Tulisan dan foto di blog ini bebas didownload, namun untuk penggunaan kembali hanya dibebaskan untuk kepentingan non-komersial dengan mencantumkan alamat sumber tulisan/foto. Hormati karya cipta!.

Senin, 28 Desember 2015

Akhirnya Sampai ke Lembata

Anak-anak belajar menjaring ikan-ikan kecil di kampung nelayan Kuburan Cina
Akhirnya aku sampai ke Lembata... yieeeee.... Aku sudah dari tahun 1999 pindah ke bumi Nusa Tenggara Timur. Itu tiap jengkalnya udah aku tanami biji buah-buahan (kalo sempet) tapi paling tidak aku udah meninggalkan jejak (biasa lah urusan belakang pohon). Kamu boleh tanya semua tempat di Nusa Tenggara Timur ini, pasti aku bakal bisa jawab.. yah minimal jawabanku: tidak tahu hehehehe. Padahal dari kota kabupaten yang sudah ada swalayan besar sampai kota kabupaten tapi gak tau dimana itu kotanya sudah aku injak lho, cuma mukamu saja yang belum aku injak-injak.

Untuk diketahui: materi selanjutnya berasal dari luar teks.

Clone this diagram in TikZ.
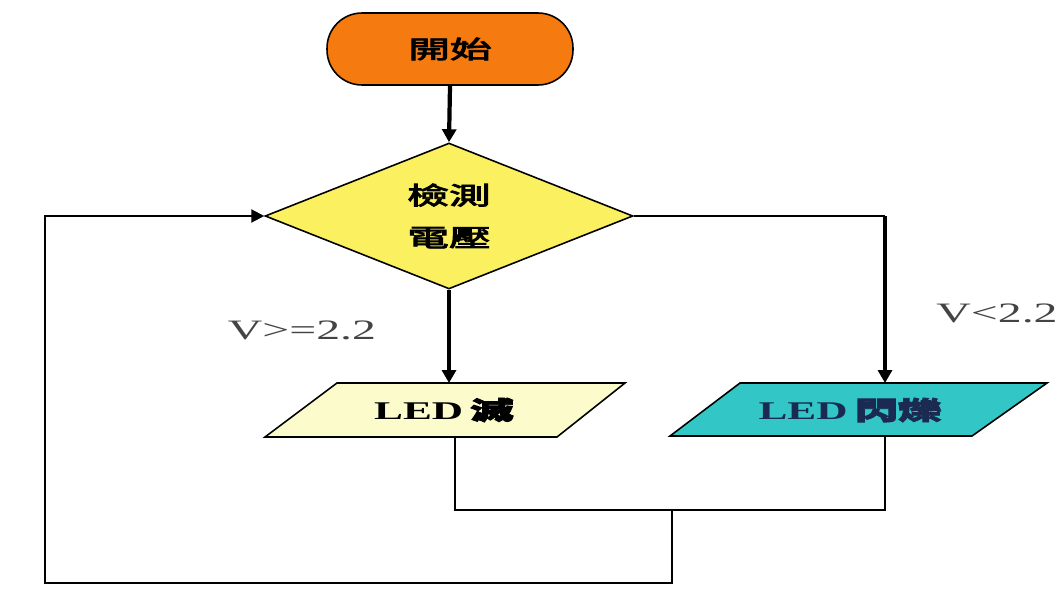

Rumah di pinggir pantai kampung nelayan
Parahnya dari semua kabupaten yang aku datangi, ada satu kabupaten yang entah kenapa aku gak pernah ke sana sama sekali. Entah karena kena sumpah (serapah) atau emang yang kasih tugas sirik kok ya bisa-bisanya aku selalu terlewat kalau urusan kerjanya berhubungan dengan satu kabupaten ini. Betewe dulu pernah males sampai bilang: "Pokoknya gak mau ke Lembata kalau belum ada pesawat". Itu kalimat emang jamannya Lembata belum ada pesawat. Jadi kalau ke sana naik pesawat kecil Cassa ke Larantuka (Flores Timur). Itu pesawat yang tempat duduknya udah sekualitas angkot rombeng lengkap dengan suara baling-baling yang tidak berhasil diredam sehingga setiap naik pesawat telinga rasanya berdenging-denging terus. Jangan pernah naik pesawat ini kalau sedang pilek, itu kepalamu yang udah pusing rasanya jadi pengen meledak aja. Ditanggung abis naik pesawat ini pilekmu bakalan naik tingkat 3 level. Sampai Larantuka baru sambung naik kapal ke Lembata. Bayangin kerennya, abis kepala nyaris meledak gara-gara bising pesawat, belum reda langsung disusul ayunan gelombang selat Flores yang kalau sedang galau suka keluarin arus berputar yang bikin kapal ikutan mabok. Dan memang sumpah itu mujarab, bahkan surat tugas yang udah ditangan aja bisa-bisa tiba-tiba batal. Bukan karena aku deket trus nepotisme sama kepala kantor ya.. sorry gak lepel nepotisme gituan... tapi karena penerbangan dibatalkan. So, bahkan setelah Lembata buka bandara pun ternyata gak pernah aku kebagian tugas ke Kabupaten yang terkenal dengan rumah para pemburu ikan paus.
Jadi dari aku ngebet pengen liat para pemburu ikan paus sampai sumpah balik gak mau lihat atraksi perburuan ikan paus, tetep aja gak ada tiket gratis ke Lembata.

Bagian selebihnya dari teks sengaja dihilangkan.